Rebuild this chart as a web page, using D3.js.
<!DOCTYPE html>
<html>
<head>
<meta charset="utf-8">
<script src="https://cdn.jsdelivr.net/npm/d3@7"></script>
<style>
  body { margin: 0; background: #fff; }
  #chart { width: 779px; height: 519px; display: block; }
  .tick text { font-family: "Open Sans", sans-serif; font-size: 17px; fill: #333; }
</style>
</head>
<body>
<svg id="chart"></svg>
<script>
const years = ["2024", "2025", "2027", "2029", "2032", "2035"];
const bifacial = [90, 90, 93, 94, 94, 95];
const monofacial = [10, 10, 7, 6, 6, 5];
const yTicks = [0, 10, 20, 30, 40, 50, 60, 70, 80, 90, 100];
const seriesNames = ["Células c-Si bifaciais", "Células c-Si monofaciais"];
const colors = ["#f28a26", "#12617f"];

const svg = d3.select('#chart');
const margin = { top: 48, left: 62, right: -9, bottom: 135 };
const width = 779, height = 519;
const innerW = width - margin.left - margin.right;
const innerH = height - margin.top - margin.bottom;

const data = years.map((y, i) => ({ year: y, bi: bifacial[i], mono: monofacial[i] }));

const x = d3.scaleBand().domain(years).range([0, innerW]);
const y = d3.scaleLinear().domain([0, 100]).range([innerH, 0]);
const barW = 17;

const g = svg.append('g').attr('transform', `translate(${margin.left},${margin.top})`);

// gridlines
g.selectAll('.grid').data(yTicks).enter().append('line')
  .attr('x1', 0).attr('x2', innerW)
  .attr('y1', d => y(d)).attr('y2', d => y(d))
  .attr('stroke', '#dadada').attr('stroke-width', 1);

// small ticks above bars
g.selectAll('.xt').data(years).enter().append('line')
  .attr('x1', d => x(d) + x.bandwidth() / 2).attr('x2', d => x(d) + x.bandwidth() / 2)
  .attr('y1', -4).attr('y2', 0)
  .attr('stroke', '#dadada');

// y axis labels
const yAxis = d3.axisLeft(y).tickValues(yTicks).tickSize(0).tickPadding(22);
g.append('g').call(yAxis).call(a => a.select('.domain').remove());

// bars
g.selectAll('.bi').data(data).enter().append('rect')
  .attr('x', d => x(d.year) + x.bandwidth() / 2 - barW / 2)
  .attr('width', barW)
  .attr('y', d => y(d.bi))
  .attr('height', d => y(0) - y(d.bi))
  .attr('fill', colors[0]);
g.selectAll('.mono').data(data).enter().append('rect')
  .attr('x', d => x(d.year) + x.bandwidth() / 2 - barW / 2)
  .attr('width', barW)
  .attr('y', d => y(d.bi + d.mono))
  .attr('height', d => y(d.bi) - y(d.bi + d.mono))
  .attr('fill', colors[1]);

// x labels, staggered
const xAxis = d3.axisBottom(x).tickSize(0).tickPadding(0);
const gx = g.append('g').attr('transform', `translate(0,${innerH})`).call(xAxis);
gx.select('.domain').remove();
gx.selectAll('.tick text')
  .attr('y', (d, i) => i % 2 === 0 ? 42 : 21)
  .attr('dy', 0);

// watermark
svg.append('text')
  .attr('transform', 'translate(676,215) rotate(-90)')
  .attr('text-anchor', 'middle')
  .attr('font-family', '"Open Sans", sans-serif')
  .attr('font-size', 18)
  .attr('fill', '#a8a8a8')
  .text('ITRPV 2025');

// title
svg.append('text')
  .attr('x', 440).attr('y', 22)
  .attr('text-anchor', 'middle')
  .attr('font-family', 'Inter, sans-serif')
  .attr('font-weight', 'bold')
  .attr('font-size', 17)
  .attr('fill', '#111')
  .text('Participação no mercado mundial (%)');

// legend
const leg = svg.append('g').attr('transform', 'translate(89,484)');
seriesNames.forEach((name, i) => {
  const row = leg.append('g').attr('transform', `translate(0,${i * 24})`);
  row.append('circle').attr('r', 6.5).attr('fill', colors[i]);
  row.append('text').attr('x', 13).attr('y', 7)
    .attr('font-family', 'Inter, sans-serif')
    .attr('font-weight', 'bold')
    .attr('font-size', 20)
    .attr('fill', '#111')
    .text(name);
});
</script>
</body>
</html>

*-*-*

## Your instructions
Each line in the material above must be retyped without alteration.

## Answer to this exercise
Rebuild this chart as a web page, using D3.js.
<!DOCTYPE html>
<html>
<head>
<meta charset="utf-8">
<script src="https://cdn.jsdelivr.net/npm/d3@7"></script>
<style>
  body { margin: 0; background: #fff; }
  #chart { width: 779px; height: 519px; display: block; }
  .tick text { font-family: "Open Sans", sans-serif; font-size: 17px; fill: #333; }
</style>
</head>
<body>
<svg id="chart"></svg>
<script>
const years = ["2024", "2025", "2027", "2029", "2032", "2035"];
const bifacial = [90, 90, 93, 94, 94, 95];
const monofacial = [10, 10, 7, 6, 6, 5];
const yTicks = [0, 10, 20, 30, 40, 50, 60, 70, 80, 90, 100];
const seriesNames = ["Células c-Si bifaciais", "Células c-Si monofaciais"];
const colors = ["#f28a26", "#12617f"];

const svg = d3.select('#chart');
const margin = { top: 48, left: 62, right: -9, bottom: 135 };
const width = 779, height = 519;
const innerW = width - margin.left - margin.right;
const innerH = height - margin.top - margin.bottom;

const data = years.map((y, i) => ({ year: y, bi: bifacial[i], mono: monofacial[i] }));

const x = d3.scaleBand().domain(years).range([0, innerW]);
const y = d3.scaleLinear().domain([0, 100]).range([innerH, 0]);
const barW = 17;

const g = svg.append('g').attr('transform', `translate(${margin.left},${margin.top})`);

// gridlines
g.selectAll('.grid').data(yTicks).enter().append('line')
  .attr('x1', 0).attr('x2', innerW)
  .attr('y1', d => y(d)).attr('y2', d => y(d))
  .attr('stroke', '#dadada').attr('stroke-width', 1);

// small ticks above bars
g.selectAll('.xt').data(years).enter().append('line')
  .attr('x1', d => x(d) + x.bandwidth() / 2).attr('x2', d => x(d) + x.bandwidth() / 2)
  .attr('y1', -4).attr('y2', 0)
  .attr('stroke', '#dadada');

// y axis labels
const yAxis = d3.axisLeft(y).tickValues(yTicks).tickSize(0).tickPadding(22);
g.append('g').call(yAxis).call(a => a.select('.domain').remove());

// bars
g.selectAll('.bi').data(data).enter().append('rect')
  .attr('x', d => x(d.year) + x.bandwidth() / 2 - barW / 2)
  .attr('width', barW)
  .attr('y', d => y(d.bi))
  .attr('height', d => y(0) - y(d.bi))
  .attr('fill', colors[0]);
g.selectAll('.mono').data(data).enter().append('rect')
  .attr('x', d => x(d.year) + x.bandwidth() / 2 - barW / 2)
  .attr('width', barW)
  .attr('y', d => y(d.bi + d.mono))
  .attr('height', d => y(d.bi) - y(d.bi + d.mono))
  .attr('fill', colors[1]);

// x labels, staggered
const xAxis = d3.axisBottom(x).tickSize(0).tickPadding(0);
const gx = g.append('g').attr('transform', `translate(0,${innerH})`).call(xAxis);
gx.select('.domain').remove();
gx.selectAll('.tick text')
  .attr('y', (d, i) => i % 2 === 0 ? 42 : 21)
  .attr('dy', 0);

// watermark
svg.append('text')
  .attr('transform', 'translate(676,215) rotate(-90)')
  .attr('text-anchor', 'middle')
  .attr('font-family', '"Open Sans", sans-serif')
  .attr('font-size', 18)
  .attr('fill', '#a8a8a8')
  .text('ITRPV 2025');

// title
svg.append('text')
  .attr('x', 440).attr('y', 22)
  .attr('text-anchor', 'middle')
  .attr('font-family', 'Inter, sans-serif')
  .attr('font-weight', 'bold')
  .attr('font-size', 17)
  .attr('fill', '#111')
  .text('Participação no mercado mundial (%)');

// legend
const leg = svg.append('g').attr('transform', 'translate(89,484)');
seriesNames.forEach((name, i) => {
  const row = leg.append('g').attr('transform', `translate(0,${i * 24})`);
  row.append('circle').attr('r', 6.5).attr('fill', colors[i]);
  row.append('text').attr('x', 13).attr('y', 7)
    .attr('font-family', 'Inter, sans-serif')
    .attr('font-weight', 'bold')
    .attr('font-size', 20)
    .attr('fill', '#111')
    .text(name);
});
</script>
</body>
</html>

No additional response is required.